What to verify before you list
- The latest San Francisco municipal rate schedule.
- Whether the tax is applied marginally or to the full price once a bracket is reached.
- County documentary transfer requirements and recording fees.
- Any exemption eligibility and the exact forms needed.
- Your final cost allocation strategy with your agent.
A clear picture of your transfer tax helps you choose list price, evaluate offers, and plan your move with confidence. If you would like a custom net sheet for your Forest Hill Extension sale, reach out for a precise estimate using current San Francisco tables and your actual payoff numbers. Connect with Matt Ciganek to get an instant home valuation or request a personalized consultation.
FAQs
Who pays San Francisco transfer tax when selling a home?
- It is negotiable in the purchase agreement; local custom often has the seller paying, and escrow collects from the responsible party at closing.
How do I find my San Francisco transfer tax bracket and exact amount?
- Check the San Francisco Treasurer and Tax Collector’s current transfer tax table and ask your escrow officer to calculate the amount based on your price.
Are transfers to a trust or between family members exempt from San Francisco transfer tax?
- Some transfers, such as certain spouse or revocable trust transfers, may qualify if proper forms are filed; confirm eligibility and documentation with escrow.

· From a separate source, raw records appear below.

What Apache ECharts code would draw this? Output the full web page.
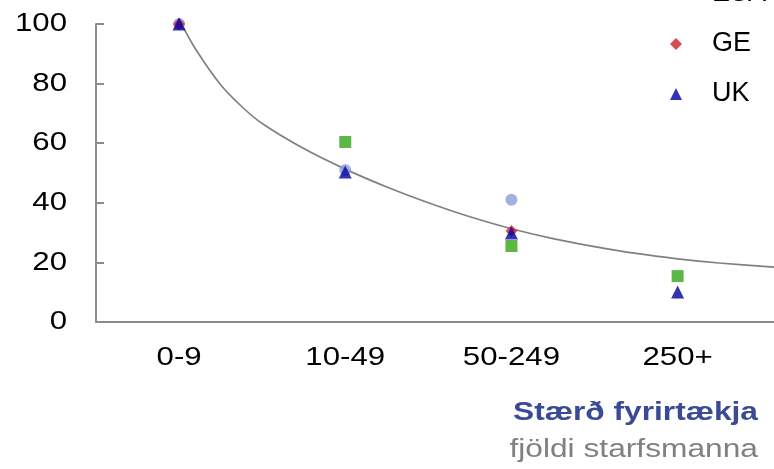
<!DOCTYPE html>
<html>
<head>
<meta charset="utf-8">
<script src="https://cdn.jsdelivr.net/npm/echarts@6/dist/echarts.min.js"></script>
<style>html,body{margin:0;padding:0;background:#fff}#c{width:774px;height:469px}</style>
</head>
<body>
<div id="c"></div>
<script>
const categories = ['0-9', '10-49', '50-249', '250+'];
const seriesNames = ['Ísland', 'ESA', 'GE', 'UK'];
const islandValues = [100.8, 60.4, 25.5, 15.4];
const esaValues = [100, 51, 41, null];
const geValues = [100, null, 30.5, null];
const ukValues = [100, 50.3, 29.9, 10.1];
const trendX = [1, 1.1, 1.25, 1.375, 1.5, 1.75, 2, 2.25, 2.5, 2.75, 3, 3.25, 3.5, 3.75, 4, 4.25, 4.58];
const trendY = [101.5, 91.5, 79.6, 72.4, 66.6, 58.2, 51.3, 45.3, 40.0, 35.3, 31.3, 28.0, 25.3, 23.0, 21.2, 19.8, 18.4];
const yTicks = [0, 20, 40, 60, 80, 100];
const xTitle = 'Stærð fyrirtækja';
const xSubtitle = 'fjöldi starfsmanna';

const toPts = vals => vals.map((v, i) => v == null ? null : [i + 1, v]).filter(p => p);
const font = '"Liberation Sans", Arial, sans-serif';
const chart = echarts.init(document.getElementById('c'), null, {renderer: 'canvas'});
chart.setOption({
  animation: false,
  backgroundColor: '#fff',
  grid: {left: 96, right: 0, top: 24, bottom: 147, containLabel: false},
  xAxis: {
    type: 'value', min: 0.5, max: 4.58,
    axisLine: {show: true, lineStyle: {color: '#8c8c8c', width: 2}},
    axisTick: {show: false},
    splitLine: {show: false},
    axisLabel: {
      customValues: categories.map((c, i) => i + 1),
      formatter: v => categories[Math.round(v) - 1] || '',
      color: '#000', fontSize: 26, fontFamily: font, margin: 23
    }
  },
  yAxis: {
    type: 'value', min: 0, max: 100, interval: 20,
    axisLine: {show: true, lineStyle: {color: '#8c8c8c', width: 2}},
    axisTick: {show: true, inside: true, length: 8, lineStyle: {color: '#8c8c8c', width: 2}},
    splitLine: {show: false},
    axisLabel: {color: '#000', fontSize: 26, fontFamily: font, margin: 29}
  },
  legend: {
    orient: 'vertical', left: 665, top: -76,
    itemWidth: 12, itemHeight: 12, itemGap: 20,
    textStyle: {fontSize: 27, fontFamily: font, color: '#000', lineHeight: 30, padding: [0, 0, 0, 25]},
    data: seriesNames
  },
  series: [
    {name: 'trend', type: 'line', data: trendX.map((x, i) => [x, trendY[i]]),
      smooth: 0.3, showSymbol: false, symbol: 'none', silent: true,
      lineStyle: {color: '#808080', width: 1.7}, z: 1},
    {name: seriesNames[0], type: 'scatter', data: toPts(islandValues), symbol: 'rect', symbolSize: 12,
      itemStyle: {color: '#35a516'}, z: 2},
    {name: seriesNames[1], type: 'scatter', data: toPts(esaValues), symbol: 'circle', symbolSize: 12,
      itemStyle: {color: '#8e9cd7'}, z: 3},
    {name: seriesNames[2], type: 'scatter', data: toPts(geValues), symbol: 'diamond', symbolSize: 12,
      itemStyle: {color: '#cc2229'}, z: 4},
    {name: seriesNames[3], type: 'scatter', data: toPts(ukValues), symbol: 'triangle', symbolSize: 13,
      itemStyle: {color: '#0000a0'}, z: 5}
  ],
  graphic: [
    {type: 'text', x: 758, y: 413, scaleX: 1.22, style: {text: xTitle, fontSize: 26, fontWeight: 'bold',
      fontFamily: font, fill: '#3a4a96', align: 'right', verticalAlign: 'middle'}},
    {type: 'text', x: 758, y: 450, scaleX: 1.22, style: {text: xSubtitle, fontSize: 26,
      fontFamily: font, fill: '#808080', align: 'right', verticalAlign: 'middle'}}
  ]
});

// The reference's axis labels are horizontally stretched; stretch the axis label texts.
const labelSet = new Set(categories.concat(yTicks.map(String)));
const zr = chart.getZr();
zr.storage.getRoots().forEach(root => {
  root.traverse(el => {
    if (el.type === 'text' && el.style && labelSet.has(String(el.style.text))) {
      el.attr({scaleX: 1.2});
    }
  });
});
zr.refresh();
</script>
</body>
</html>
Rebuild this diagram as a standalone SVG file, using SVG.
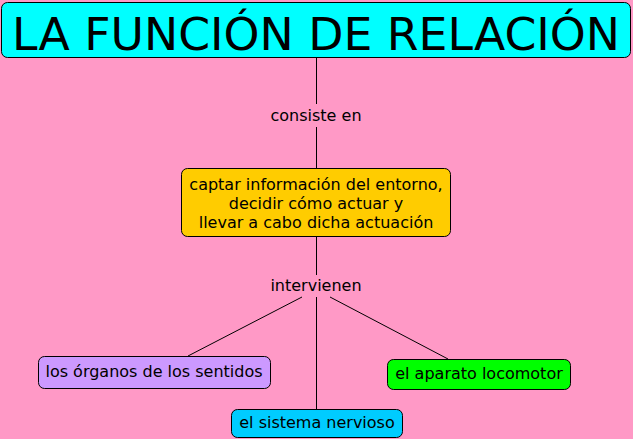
<svg xmlns="http://www.w3.org/2000/svg" width="633" height="439" viewBox="0 0 633 439">
<style>
.box{stroke:#000;stroke-width:1}
.t{font-family:"DejaVu Sans",Verdana,sans-serif;font-size:16px;fill:#000;text-anchor:middle}
.lbl{font-family:"DejaVu Sans",Verdana,sans-serif;font-size:16px;fill:#000;text-anchor:middle}
.c{stroke:#000;stroke-width:1;fill:none}
</style>
<rect x="0" y="0" width="633" height="439" fill="#ff99c6"/>
<g id="connectors">
<line class="c" x1="316.5" y1="58" x2="316.5" y2="104"/>
<line class="c" x1="316.5" y1="127" x2="316.5" y2="168"/>
<line class="c" x1="316.5" y1="236" x2="316.5" y2="275"/>
<line class="c" x1="302" y1="297" x2="188" y2="356"/>
<line class="c" x1="316.5" y1="297" x2="316.5" y2="409"/>
<line class="c" x1="330" y1="297" x2="448" y2="359"/>
<text class="lbl" x="316" y="121">consiste en</text>
<text class="lbl" x="316" y="291">intervienen</text>
</g>
<g id="title">
<rect class="box" x="1.5" y="2.5" width="629" height="55" rx="6" fill="#00ffff"/>
<text x="316" y="50" font-family="DejaVu Sans,Verdana,sans-serif" font-size="45" text-anchor="middle" textLength="608" lengthAdjust="spacingAndGlyphs">LA FUNCIÓN DE RELACIÓN</text>
</g>
<g id="captar">
<rect class="box" x="181.5" y="168.5" width="269" height="68" rx="6" fill="#ffcc00"/>
<text class="t" x="316" y="190">captar información del entorno,</text>
<text class="t" x="316" y="209">decidir cómo actuar y</text>
<text class="t" x="316" y="228">llevar a cabo dicha actuación</text>
</g>
<g id="organos">
<rect class="box" x="38.5" y="356.5" width="232" height="32" rx="6" fill="#cc99ff"/>
<text class="t" x="154" y="377">los órganos de los sentidos</text>
</g>
<g id="locomotor">
<rect class="box" x="387.5" y="359.5" width="183" height="30" rx="6" fill="#00ff00"/>
<text class="t" x="479" y="379">el aparato locomotor</text>
</g>
<g id="nervioso">
<rect class="box" x="231.5" y="409.5" width="171" height="28" rx="6" fill="#00ccff"/>
<text class="t" x="317" y="428">el sistema nervioso</text>
</g>
</svg>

Does paying San Francisco transfer tax affect my capital gains tax?
- Transfer tax is a closing cost and separate from income taxes; speak with a CPA to understand if and how closing costs influence your basis calculations.
Can the buyer agree to pay the San Francisco transfer tax instead of the seller?
- Yes, the parties can allocate costs by contract; make sure the agreement clearly states who pays so escrow can collect the correct amount.